#### Directive
Locate all lines with the word "this". Copy them.

#### Stored records
=====
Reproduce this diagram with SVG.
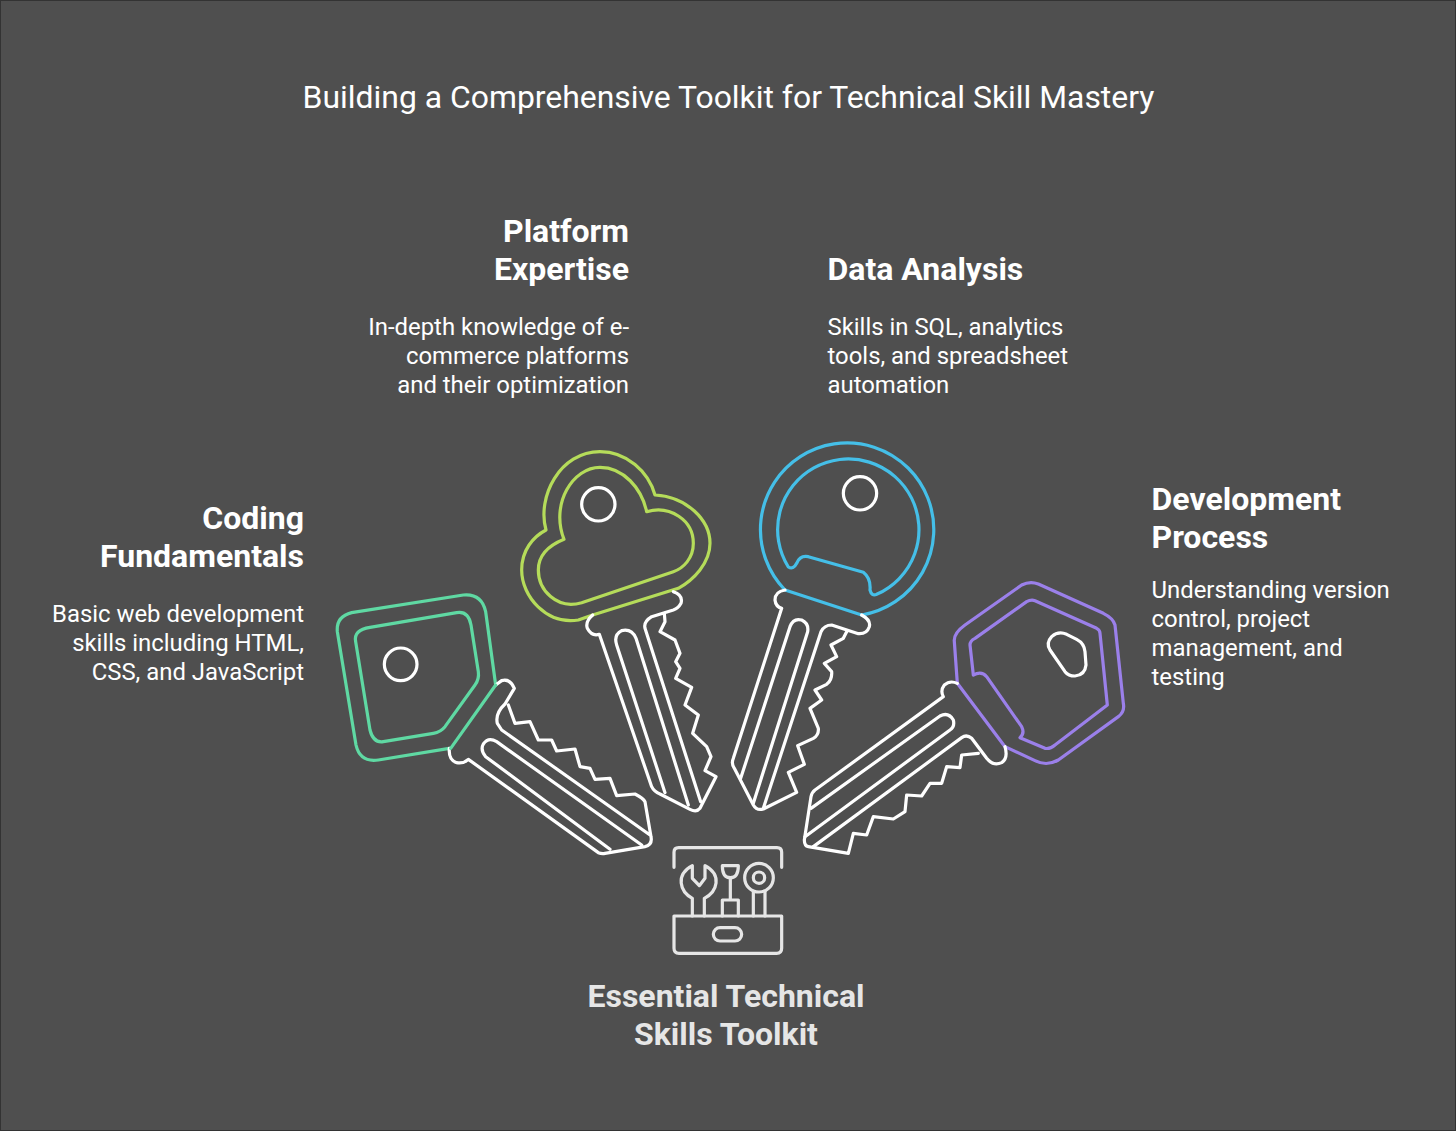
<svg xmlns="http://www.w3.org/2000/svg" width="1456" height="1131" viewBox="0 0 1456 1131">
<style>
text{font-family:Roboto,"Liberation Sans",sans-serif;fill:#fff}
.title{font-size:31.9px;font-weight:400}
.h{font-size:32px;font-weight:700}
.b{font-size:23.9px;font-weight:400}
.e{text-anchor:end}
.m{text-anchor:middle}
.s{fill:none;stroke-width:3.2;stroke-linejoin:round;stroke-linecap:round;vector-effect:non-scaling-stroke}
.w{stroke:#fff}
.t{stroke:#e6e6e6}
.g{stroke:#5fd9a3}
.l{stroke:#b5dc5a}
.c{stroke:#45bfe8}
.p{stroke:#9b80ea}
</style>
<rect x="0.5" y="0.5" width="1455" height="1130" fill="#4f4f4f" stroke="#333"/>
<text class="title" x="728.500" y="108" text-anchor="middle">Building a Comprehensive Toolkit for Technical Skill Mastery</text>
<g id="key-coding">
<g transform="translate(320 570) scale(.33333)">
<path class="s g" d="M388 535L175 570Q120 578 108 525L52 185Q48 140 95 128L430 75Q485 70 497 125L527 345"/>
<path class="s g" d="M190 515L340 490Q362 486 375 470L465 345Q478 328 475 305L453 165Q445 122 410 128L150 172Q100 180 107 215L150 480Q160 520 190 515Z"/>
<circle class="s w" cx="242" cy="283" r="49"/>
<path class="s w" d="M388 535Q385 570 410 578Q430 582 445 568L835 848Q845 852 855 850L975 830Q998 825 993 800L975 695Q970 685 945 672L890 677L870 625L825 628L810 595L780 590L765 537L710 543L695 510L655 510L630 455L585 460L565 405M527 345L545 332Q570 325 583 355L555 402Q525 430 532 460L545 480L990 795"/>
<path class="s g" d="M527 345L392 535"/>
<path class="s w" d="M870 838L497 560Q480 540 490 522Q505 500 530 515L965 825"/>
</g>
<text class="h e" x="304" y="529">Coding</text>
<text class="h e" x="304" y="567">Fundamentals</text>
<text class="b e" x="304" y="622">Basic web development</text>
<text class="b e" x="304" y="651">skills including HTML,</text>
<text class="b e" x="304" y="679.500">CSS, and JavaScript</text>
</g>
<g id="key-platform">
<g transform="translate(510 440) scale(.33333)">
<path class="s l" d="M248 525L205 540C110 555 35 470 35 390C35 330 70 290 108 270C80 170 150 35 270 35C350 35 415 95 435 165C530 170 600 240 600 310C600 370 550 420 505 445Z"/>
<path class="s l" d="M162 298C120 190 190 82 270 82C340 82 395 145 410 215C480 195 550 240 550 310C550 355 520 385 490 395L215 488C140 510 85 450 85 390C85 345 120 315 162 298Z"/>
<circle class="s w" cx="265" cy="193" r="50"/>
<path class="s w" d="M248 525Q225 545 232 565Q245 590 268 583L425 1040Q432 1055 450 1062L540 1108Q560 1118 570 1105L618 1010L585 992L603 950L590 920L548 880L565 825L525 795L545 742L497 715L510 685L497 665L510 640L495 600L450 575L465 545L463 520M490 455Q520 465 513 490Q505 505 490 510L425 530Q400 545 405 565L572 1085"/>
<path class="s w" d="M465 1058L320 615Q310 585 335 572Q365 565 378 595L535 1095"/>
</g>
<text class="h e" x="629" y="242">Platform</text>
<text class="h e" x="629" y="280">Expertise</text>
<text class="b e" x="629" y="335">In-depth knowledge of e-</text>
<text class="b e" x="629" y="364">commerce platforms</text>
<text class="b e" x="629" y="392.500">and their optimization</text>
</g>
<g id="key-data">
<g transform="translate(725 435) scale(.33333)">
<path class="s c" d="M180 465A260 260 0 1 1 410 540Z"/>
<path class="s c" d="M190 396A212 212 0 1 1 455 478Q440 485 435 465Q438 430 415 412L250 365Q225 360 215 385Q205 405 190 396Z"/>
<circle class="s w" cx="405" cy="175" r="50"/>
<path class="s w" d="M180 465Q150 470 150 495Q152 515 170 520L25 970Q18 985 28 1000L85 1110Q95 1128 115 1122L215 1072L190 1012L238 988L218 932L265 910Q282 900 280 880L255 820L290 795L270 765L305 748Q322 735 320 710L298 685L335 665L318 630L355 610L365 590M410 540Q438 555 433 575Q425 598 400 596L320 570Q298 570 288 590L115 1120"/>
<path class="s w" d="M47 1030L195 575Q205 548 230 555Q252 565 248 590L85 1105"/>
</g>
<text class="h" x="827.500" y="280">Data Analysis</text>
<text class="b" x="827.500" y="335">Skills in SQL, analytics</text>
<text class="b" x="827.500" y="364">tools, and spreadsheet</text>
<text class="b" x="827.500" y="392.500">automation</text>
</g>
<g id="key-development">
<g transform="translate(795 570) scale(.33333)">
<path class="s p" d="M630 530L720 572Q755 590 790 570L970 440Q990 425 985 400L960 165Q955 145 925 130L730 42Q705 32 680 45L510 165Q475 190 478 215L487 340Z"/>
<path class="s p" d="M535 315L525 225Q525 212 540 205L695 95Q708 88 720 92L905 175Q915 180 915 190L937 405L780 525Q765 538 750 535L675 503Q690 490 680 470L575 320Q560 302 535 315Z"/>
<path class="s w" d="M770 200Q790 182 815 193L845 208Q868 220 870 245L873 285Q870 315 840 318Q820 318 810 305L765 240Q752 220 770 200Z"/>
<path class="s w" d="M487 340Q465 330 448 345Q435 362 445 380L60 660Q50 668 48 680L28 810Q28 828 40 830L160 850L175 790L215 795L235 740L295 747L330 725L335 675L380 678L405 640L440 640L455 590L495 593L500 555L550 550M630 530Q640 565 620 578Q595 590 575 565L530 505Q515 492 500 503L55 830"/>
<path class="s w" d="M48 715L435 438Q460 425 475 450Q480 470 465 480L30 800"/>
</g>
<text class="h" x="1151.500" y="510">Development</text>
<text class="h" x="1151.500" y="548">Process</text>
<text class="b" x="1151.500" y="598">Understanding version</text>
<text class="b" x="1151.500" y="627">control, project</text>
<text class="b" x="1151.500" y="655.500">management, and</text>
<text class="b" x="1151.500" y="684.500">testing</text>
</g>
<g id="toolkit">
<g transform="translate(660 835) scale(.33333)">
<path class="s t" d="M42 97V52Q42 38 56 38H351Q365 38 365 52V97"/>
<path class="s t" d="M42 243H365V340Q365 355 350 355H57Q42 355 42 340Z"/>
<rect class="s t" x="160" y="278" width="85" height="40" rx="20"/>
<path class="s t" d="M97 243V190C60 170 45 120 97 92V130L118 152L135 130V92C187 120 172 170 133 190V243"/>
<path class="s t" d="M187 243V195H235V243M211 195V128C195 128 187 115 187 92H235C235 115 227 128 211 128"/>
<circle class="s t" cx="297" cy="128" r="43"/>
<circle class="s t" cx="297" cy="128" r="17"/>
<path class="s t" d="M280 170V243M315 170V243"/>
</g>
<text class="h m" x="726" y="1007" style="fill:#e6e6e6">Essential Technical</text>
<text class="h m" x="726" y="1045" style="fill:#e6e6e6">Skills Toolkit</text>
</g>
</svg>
=====
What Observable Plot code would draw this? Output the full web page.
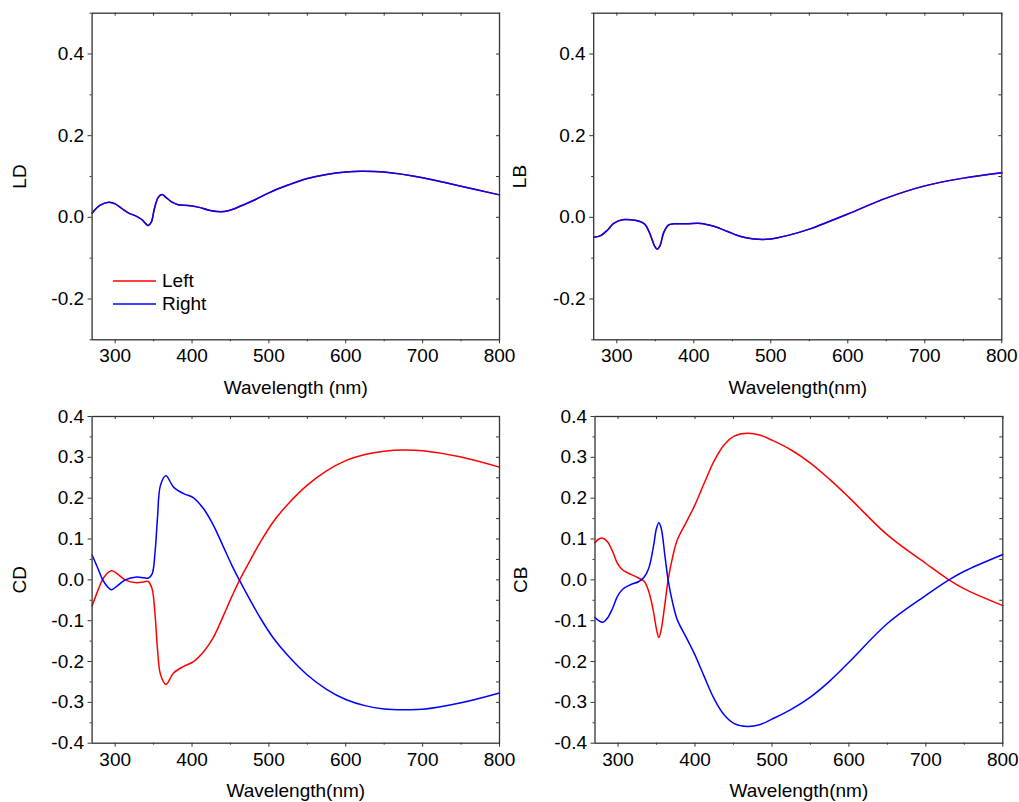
=====
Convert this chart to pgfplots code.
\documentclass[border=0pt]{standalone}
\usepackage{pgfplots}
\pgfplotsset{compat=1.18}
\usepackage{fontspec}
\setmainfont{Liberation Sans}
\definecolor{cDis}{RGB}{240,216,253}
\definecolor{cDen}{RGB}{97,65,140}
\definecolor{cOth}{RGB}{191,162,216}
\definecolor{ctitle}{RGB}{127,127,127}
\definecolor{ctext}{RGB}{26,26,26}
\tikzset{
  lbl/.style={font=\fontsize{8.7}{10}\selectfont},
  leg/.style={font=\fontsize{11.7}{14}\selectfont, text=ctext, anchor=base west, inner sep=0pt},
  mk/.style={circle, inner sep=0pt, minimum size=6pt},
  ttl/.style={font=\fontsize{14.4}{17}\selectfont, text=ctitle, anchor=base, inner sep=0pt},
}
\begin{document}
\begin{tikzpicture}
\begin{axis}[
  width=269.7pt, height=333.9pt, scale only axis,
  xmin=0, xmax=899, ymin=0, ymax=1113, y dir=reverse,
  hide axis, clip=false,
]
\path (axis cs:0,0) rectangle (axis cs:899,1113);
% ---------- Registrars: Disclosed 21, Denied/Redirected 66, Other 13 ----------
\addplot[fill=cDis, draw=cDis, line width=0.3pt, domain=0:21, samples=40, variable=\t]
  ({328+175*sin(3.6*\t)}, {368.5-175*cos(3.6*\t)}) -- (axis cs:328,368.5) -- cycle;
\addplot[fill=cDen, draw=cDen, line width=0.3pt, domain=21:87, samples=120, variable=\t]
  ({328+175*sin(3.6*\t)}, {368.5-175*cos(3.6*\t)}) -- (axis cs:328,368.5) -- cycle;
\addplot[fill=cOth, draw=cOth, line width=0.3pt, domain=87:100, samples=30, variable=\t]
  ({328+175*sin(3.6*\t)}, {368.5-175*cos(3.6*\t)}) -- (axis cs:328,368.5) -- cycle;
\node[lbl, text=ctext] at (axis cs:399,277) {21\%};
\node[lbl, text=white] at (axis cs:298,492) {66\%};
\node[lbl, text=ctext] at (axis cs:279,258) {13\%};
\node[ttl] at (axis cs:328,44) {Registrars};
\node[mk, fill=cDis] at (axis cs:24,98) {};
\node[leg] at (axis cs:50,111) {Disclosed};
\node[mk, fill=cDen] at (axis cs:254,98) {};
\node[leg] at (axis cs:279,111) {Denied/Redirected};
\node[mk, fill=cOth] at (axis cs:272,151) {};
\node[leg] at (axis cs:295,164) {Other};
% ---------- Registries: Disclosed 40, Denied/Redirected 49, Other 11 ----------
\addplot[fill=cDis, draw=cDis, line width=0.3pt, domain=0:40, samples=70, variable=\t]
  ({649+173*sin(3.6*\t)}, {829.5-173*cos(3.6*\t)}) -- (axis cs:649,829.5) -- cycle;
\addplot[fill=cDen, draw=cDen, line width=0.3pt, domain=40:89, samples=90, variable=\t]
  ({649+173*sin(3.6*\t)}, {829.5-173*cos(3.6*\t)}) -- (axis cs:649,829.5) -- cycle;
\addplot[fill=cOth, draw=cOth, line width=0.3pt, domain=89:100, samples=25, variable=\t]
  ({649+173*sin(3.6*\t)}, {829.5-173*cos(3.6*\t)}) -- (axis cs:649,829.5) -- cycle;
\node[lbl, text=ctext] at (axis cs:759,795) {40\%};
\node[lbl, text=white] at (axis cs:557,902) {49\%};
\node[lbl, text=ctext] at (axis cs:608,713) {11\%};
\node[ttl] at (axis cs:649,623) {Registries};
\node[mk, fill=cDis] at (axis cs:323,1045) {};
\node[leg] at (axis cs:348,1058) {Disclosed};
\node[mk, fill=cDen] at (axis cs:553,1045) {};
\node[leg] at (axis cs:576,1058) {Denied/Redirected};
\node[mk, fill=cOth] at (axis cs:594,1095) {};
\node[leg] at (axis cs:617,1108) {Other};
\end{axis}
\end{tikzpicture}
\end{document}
=====
#### Answer
Reproduce this diagram with SVG.
What Observable Plot code would draw this? Output the full web page.
Convert this chart to pgfplots code.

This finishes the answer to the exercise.